This Earth Day, pessimism is looming over the conservation community: War in Ukraine seems to have stymied ambitious climate solutions; rising fuel prices have brought into sharp focus our current and future dependence on fossil fuels; and here in the West, we’re preparing for another drought-stricken summer. These challenges surely won’t be easily solved. In the wider conservation landscape, however, there is still cause for some environmental optimism and it comes from an unlikely source: markets.
Innovative entrepreneurs are harnessing the power of markets and property rights to enhance conservation in a variety of ways. They aren’t always flashy or headline-grabbing, but these three examples are making a real impact that provides some much-needed hope this Earth Day.
1. Conserving Water
Drought is routine in the West, and with growing populations, creative ways to allocate scarce water are more important than ever.
Trout Unlimited is one innovator harnessing water markets for conservation. TU works with farmers and ranchers across the West to temporarily divert some of their water from its agricultural use, leaving it instream at critical times of the year to support fish populations. In exchange, TU financially compensates the water rights holders, a win-win for farmers and fish.
Where instream flow is legally considered a beneficial use, water rights holders can enter into a voluntary agreement with conservation groups to leave some of their water instream without risk of forfeiting their water rights. Harnessing markets in this way allows for this precious resource to be put to its highest-valued use and gives conservationists a price mechanism by which to realize water’s conservation value.
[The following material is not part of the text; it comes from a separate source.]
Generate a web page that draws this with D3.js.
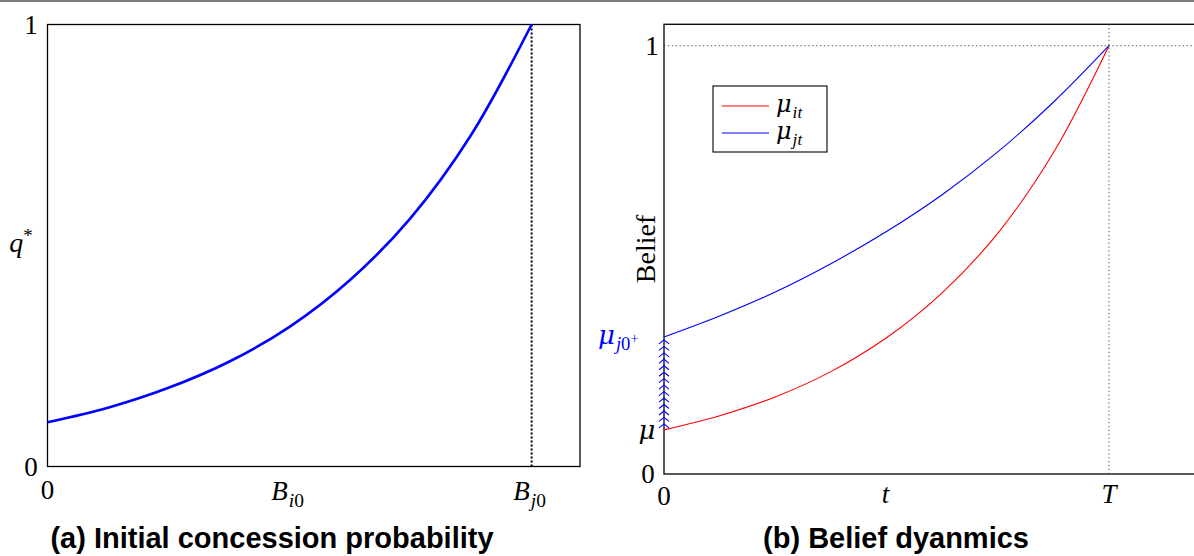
<!DOCTYPE html>
<html>
<head>
<meta charset="utf-8">
<script src="https://cdn.jsdelivr.net/npm/d3@7/dist/d3.min.js"></script>
<style>
  html, body { margin: 0; padding: 0; background: #fff; }
  svg { display: block; }
  .cap { font-family: "Liberation Sans", Arial, sans-serif; font-weight: bold; }
</style>
</head>
<body>
<svg id="chart" width="1194" height="556"></svg>
<script>
// Panel (a): initial concession probability q* against the bargaining position B
const bGrid = [0, 0.125, 0.25, 0.375, 0.5, 0.625, 0.75, 0.875, 1.0];
const qStar = [0.10, 0.133, 0.178, 0.237, 0.316, 0.422, 0.562, 0.750, 1.00];
const bTickValues = [0, 0.5, 1.0];
const bTickLabels = ["0", "B_i0", "B_j0"];
const qTickValues = [0, 1];
const qTickLabels = ["0", "1"];

// Panel (b): belief paths of the two players over time
const tGrid = [0, 0.125, 0.25, 0.375, 0.5, 0.625, 0.75, 0.875, 1.0];
const muI = [0.103, 0.136, 0.180, 0.239, 0.318, 0.423, 0.562, 0.750, 1.00];
const muJ = [0.320, 0.369, 0.425, 0.491, 0.566, 0.652, 0.752, 0.868, 1.00];
const tTickValues = [0, 0.5, 1.0];
const tTickLabels = ["0", "t", "T"];
const legendLabels = ["μ_it", "μ_jt"];

const svg = d3.select("#chart");
const ROMAN = "'Liberation Serif', 'DejaVu Serif', serif";

// thin grey rule at the very top
svg.append("rect").attr("x", 0).attr("y", 0).attr("width", 1194).attr("height", 2).attr("fill", "#7a7a7a");

// math-style label: base glyph plus optional subscript pieces [italic, roman, superscript]
function mathText(g, x, y, base, sub, opts) {
  const size = opts.size || 27;
  const t = g.append("text").attr("x", x).attr("y", y)
    .attr("font-size", size).attr("fill", opts.fill || "#000")
    .attr("text-anchor", opts.anchor || "middle")
    .style("font-family", opts.greek ? "'DejaVu Serif', serif" : ROMAN);
  t.append("tspan").attr("font-style", opts.italic ? "italic" : "normal").text(base);
  if (sub) {
    t.append("tspan").attr("font-style", "italic").attr("font-size", size * 0.72)
      .style("font-family", ROMAN).attr("dx", 1).attr("dy", size * 0.25).text(sub[0]);
    if (sub[1]) t.append("tspan").attr("font-style", "normal").attr("font-size", size * 0.72)
      .style("font-family", ROMAN).text(sub[1]);
    if (sub[2]) t.append("tspan").attr("font-style", "normal").attr("font-size", size * 0.55)
      .style("font-family", ROMAN).attr("dy", -size * 0.3).text(sub[2]);
  }
  return t;
}

// ---------- Panel (a) ----------
const xa = d3.scaleLinear().domain([0, 1.1]).range([47.5, 580]);
const ya = d3.scaleLinear().domain([0, 1]).range([466.5, 24.5]);
const ga = svg.append("g");

ga.append("rect").attr("x", xa(0)).attr("y", ya(1)).attr("width", xa(1.1) - xa(0)).attr("height", ya(0) - ya(1))
  .attr("fill", "none").attr("stroke", "#000").attr("stroke-width", 1.3);

ga.append("line").attr("x1", xa(1)).attr("x2", xa(1)).attr("y1", ya(0)).attr("y2", ya(1))
  .attr("stroke", "#000").attr("stroke-width", 2).attr("stroke-dasharray", "2,2");

ga.append("path")
  .datum(bGrid.map((b, i) => [b, qStar[i]]))
  .attr("d", d3.line().x(d => xa(d[0])).y(d => ya(d[1])).curve(d3.curveCatmullRom))
  .attr("fill", "none").attr("stroke", "#0000ff").attr("stroke-width", 2.6);

// y ticks
qTickValues.forEach((v, i) => {
  mathText(ga, 31, ya(v) + 9, qTickLabels[i], null, { anchor: "middle" });
});
// x ticks
mathText(ga, xa(0), 499, bTickLabels[0], null, {});
mathText(ga, xa(bTickValues[1]) - 2, 500, "B", ["i", "0"], { italic: true });
mathText(ga, xa(bTickValues[2]) - 2, 500, "B", ["j", "0"], { italic: true });

// y axis label q*
const qLab = ga.append("text").attr("x", 21).attr("y", 252).attr("font-size", 28)
  .attr("text-anchor", "middle").style("font-family", ROMAN);
qLab.append("tspan").attr("font-style", "italic").text("q");
qLab.append("tspan").attr("font-size", 19).attr("dy", -10).text("*");

svg.append("text").attr("class", "cap").attr("x", 272).attr("y", 548).attr("font-size", 29)
  .attr("text-anchor", "middle").text("(a) Initial concession probability");

// ---------- Panel (b) ----------
const xb = d3.scaleLinear().domain([0, 1.2]).range([664, 1198]);
const yb = d3.scaleLinear().domain([0, 1]).range([474, 45.7]);
const gb = svg.append("g");

gb.append("rect").attr("x", xb(0)).attr("y", yb(1.05)).attr("width", xb(1.2) - xb(0)).attr("height", yb(0) - yb(1.05))
  .attr("fill", "none").attr("stroke", "#000").attr("stroke-width", 1.3);

// dotted guides at belief 1 and time T
gb.append("line").attr("x1", xb(0)).attr("x2", xb(1.2)).attr("y1", yb(1)).attr("y2", yb(1))
  .attr("stroke", "#555").attr("stroke-width", 1).attr("stroke-dasharray", "1.3,2.6");
gb.append("line").attr("x1", xb(1)).attr("x2", xb(1)).attr("y1", yb(0)).attr("y2", yb(1.05))
  .attr("stroke", "#555").attr("stroke-width", 1).attr("stroke-dasharray", "1.3,2.6");

const lineB = d3.line().x(d => xb(d[0])).y(d => yb(d[1])).curve(d3.curveCatmullRom);
gb.append("path").datum(tGrid.map((t, i) => [t, muI[i]])).attr("d", lineB)
  .attr("fill", "none").attr("stroke", "#ff0000").attr("stroke-width", 1.1);
gb.append("path").datum(tGrid.map((t, i) => [t, muJ[i]])).attr("d", lineB)
  .attr("fill", "none").attr("stroke", "#0000ff").attr("stroke-width", 1.1);

// jump from mu to mu_j0+ drawn as a column of upward chevrons
const chevTop = yb(muJ[0]) + 3;
const chevBottom = yb(muI[0]) - 6;
const nChev = 14;
const chevs = d3.range(nChev).map(k => chevBottom - k * (chevBottom - chevTop) / (nChev - 1));
gb.selectAll("path.chev").data(chevs).enter().append("path").attr("class", "chev")
  .attr("d", y => `M${xb(0) - 5},${y + 4} L${xb(0)},${y} L${xb(0) + 5},${y + 4}`)
  .attr("fill", "none").attr("stroke", "#0000ff").attr("stroke-width", 1.1);

// tick labels
mathText(gb, 652, yb(1) + 9, "1", null, {});
mathText(gb, 648, yb(0) + 9, "0", null, {});
mathText(gb, xb(0), 505, tTickLabels[0], null, {});
mathText(gb, xb(tTickValues[1]) - 1, 503, tTickLabels[1], null, { italic: true });
mathText(gb, xb(tTickValues[2]), 503, tTickLabels[2], null, { italic: true });

// start values on the axis
mathText(gb, 647, yb(muI[0]) + 9, "μ", null, { italic: true, greek: true, size: 26 });
mathText(gb, 598, yb(muJ[0]) + 7, "μ", ["j", "0", "+"], { italic: true, greek: true, size: 26, fill: "#0000ff", anchor: "start" });

// axis title
gb.append("text").attr("font-size", 28).attr("text-anchor", "middle").style("font-family", ROMAN)
  .attr("transform", `translate(655,249) rotate(-90)`).text("Belief");

// legend
const lg = gb.append("g");
lg.append("rect").attr("x", 713).attr("y", 86).attr("width", 114).attr("height", 66)
  .attr("fill", "#fff").attr("stroke", "#000").attr("stroke-width", 1.1);
const legColors = ["#ff0000", "#0000ff"];
legendLabels.forEach((lab, i) => {
  const y = 106 + i * 27;
  lg.append("line").attr("x1", 722).attr("x2", 769).attr("y1", y).attr("y2", y)
    .attr("stroke", legColors[i]).attr("stroke-width", 1.1);
  const parts = lab.split("_");
  mathText(lg, 776, y + 6, parts[0], [parts[1]], { size: 24, italic: true, greek: true, anchor: "start" });
});

svg.append("text").attr("class", "cap").attr("x", 896).attr("y", 548).attr("font-size", 29)
  .attr("text-anchor", "middle").text("(b) Belief dyanmics");
</script>
</body>
</html>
2. Sustaining Wildlife Habitat
With a surge in popularity in recent years, western states like Montana face increasing pressure from population growth and urban development. This growth threatens the habitat integrity of the region’s large, private working lands that provide essential winter range for a variety of wildlife including elk, a keystone species of the region’s ecosystem. Private partners are pursuing innovative agreements to conserve these landscapes and habitats.
In the Paradise Valley of Montana, the Property and Environment Research Center and the Greater Yellowstone Coalition have partnered with a ranching family to conserve 500 acres of their ranch for elk winter range. This elk occupancy agreement is entirely voluntary, privately funded, and doesn’t require government oversight.
In many cases, a landowner is willing to manage land for conservation but is unwilling to enter into a government-managed conservation easement, which requires conservation in perpetuity. The elk occupancy agreement or shorter-term habitat lease offers a less onerous, private alternative for many landowners. More flexible tools like this mean more opportunities to conserve habitat.
3. Improving Forest Health
Wildfires out West have grown larger and hotter due to a build-up of fuels like dead trees and overgrown vegetation after a century of the federal government striving to put out all forest fires quickly. This, unfortunately, has become the new normal, with western communities bracing themselves each season for more devastating fires.
The Forest Service has flagged 63 million acres at extreme risk of wildfire and in need of active forest restoration. At the current pace and scale, it would take the agency decades to address the ever-growing backlog of restoration projects. Thankfully, innovators have found a way to tap the private sector to help get some of this desperately needed restoration done.
Blue Forest is a conservation group that, in partnership with World Resources Institute, has pioneered the Forest Resilience Bond. With this innovative financial tool, private investors, such as an insurance company or impact-investment firm, fund the bond, and stakeholders who benefit from forest restoration, like a state or utility company, agree to pay the investors back plus a reasonable rate of return as restoration benefits are achieved.
The first Forest Resilience Bond was piloted in the Tahoe National Forest, where the Forest Service estimates that this tool will shorten the project time to 4 years rather than a decade or more. This creative model provides the financial assistance needed to increase the pace and scale of critical forest restoration projects, a benefit to forest health and western communities.
Certainly, many environmental challenges remain that require our attention and creative thinking. Thankfully, market tools like property rights, price signals, and incentives are working to conserve our natural world through flexible, cooperative agreements. This type of market approach helps bridge the divide among various stakeholders and offers sustainable solutions. So despite what you might hear to the contrary, this Earth Day, thanks to markets, we have plenty to be optimistic about.